Our critical friends benefitted from presentations and discussions with the Hamiltonhill Claypits local nature reserve members then a smaller group gathered at the Children’s Wood in the middle of some typical Scottish weather.
At the Claypits LNR we began with a light/shadow engagement with a shadow/light assessment of an oak. Followed by some work with a willow then a spectacular response from a Hawthorne. The first video was provided by Georg Dietzler an artist and curator, the second by Bob Alston the Vice Chair of the Claypits and a lifelong musician. Have a look and listen.
Willow
Hawthorne
For this event almost twenty people were present including Claypits LNR leaders and members – Bob Alston, Reuben Aspden, Robert Glassey, Margaret and David Mitchell, Scott Milligan, Kristin Mojsiewicz, Colin Thompson, and Pat Thomson. After the thirty minute performance we gathered to talk about three things: The first was the validity of technology as a means to see and hear things that are otherwise silent and invisible, does it enable ne relationships with living things? Another question was about listening to things in the world, with the same kind of attention we bring to the sound of a lover, an ageing parent or a child, what happens when we have the time and attention to listen to the breath of things? We talked for over thirty minutes. One of our favourite statement from the discussion is below.
“So listening to this. . . it made me a wee bit more aware of that, that a in a strange and maybe just in another way, that that is a life. When I listened to this, it sounds like a kind of heart beat and maybe I’m imagining it. Yeah. Yeah. Obviously this is something that is loving and it sounds as if I was listening to, my own body and my heart, my brain and other parts and my blood flow and that’s progress in a way, you know what I mean?”
One photo from the effort in the Chidren’s Wood.

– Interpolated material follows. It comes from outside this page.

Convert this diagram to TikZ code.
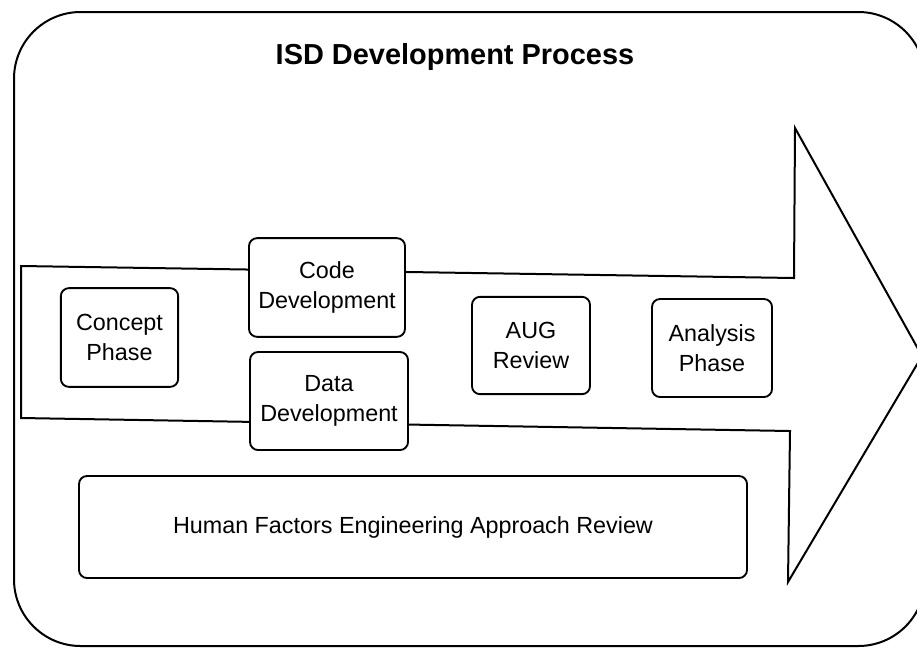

The week included extensive discussions about both the form and iconography of the wrist instrument and the back pack as well as consideration of the composition with detailed conversations between Stevie and Chris about the envelope of each individual note as well as the relative relationship between the attack as the note begins to make sound as well as its fade as other notes come into play. Amanda and Stevie were not worries about the relationship between the instruments they felt the duet which in many ways was assumed from the beginning, is a device the evolves and changes as we work with different trees. They felt that worked, as it is. Georg and Rachel had specific ideas about the dramaturgy and the form, with many notes taken with Georg over the week he was with us. While Rachel’s input was confined to an intense few hours on a Friday afternoon – her input was limited but very specific and sought to encourage Reiko’s natural approach, and a sense of reverence and attention to the leaf and tree itself. Such a week. ; ) Quite Intense.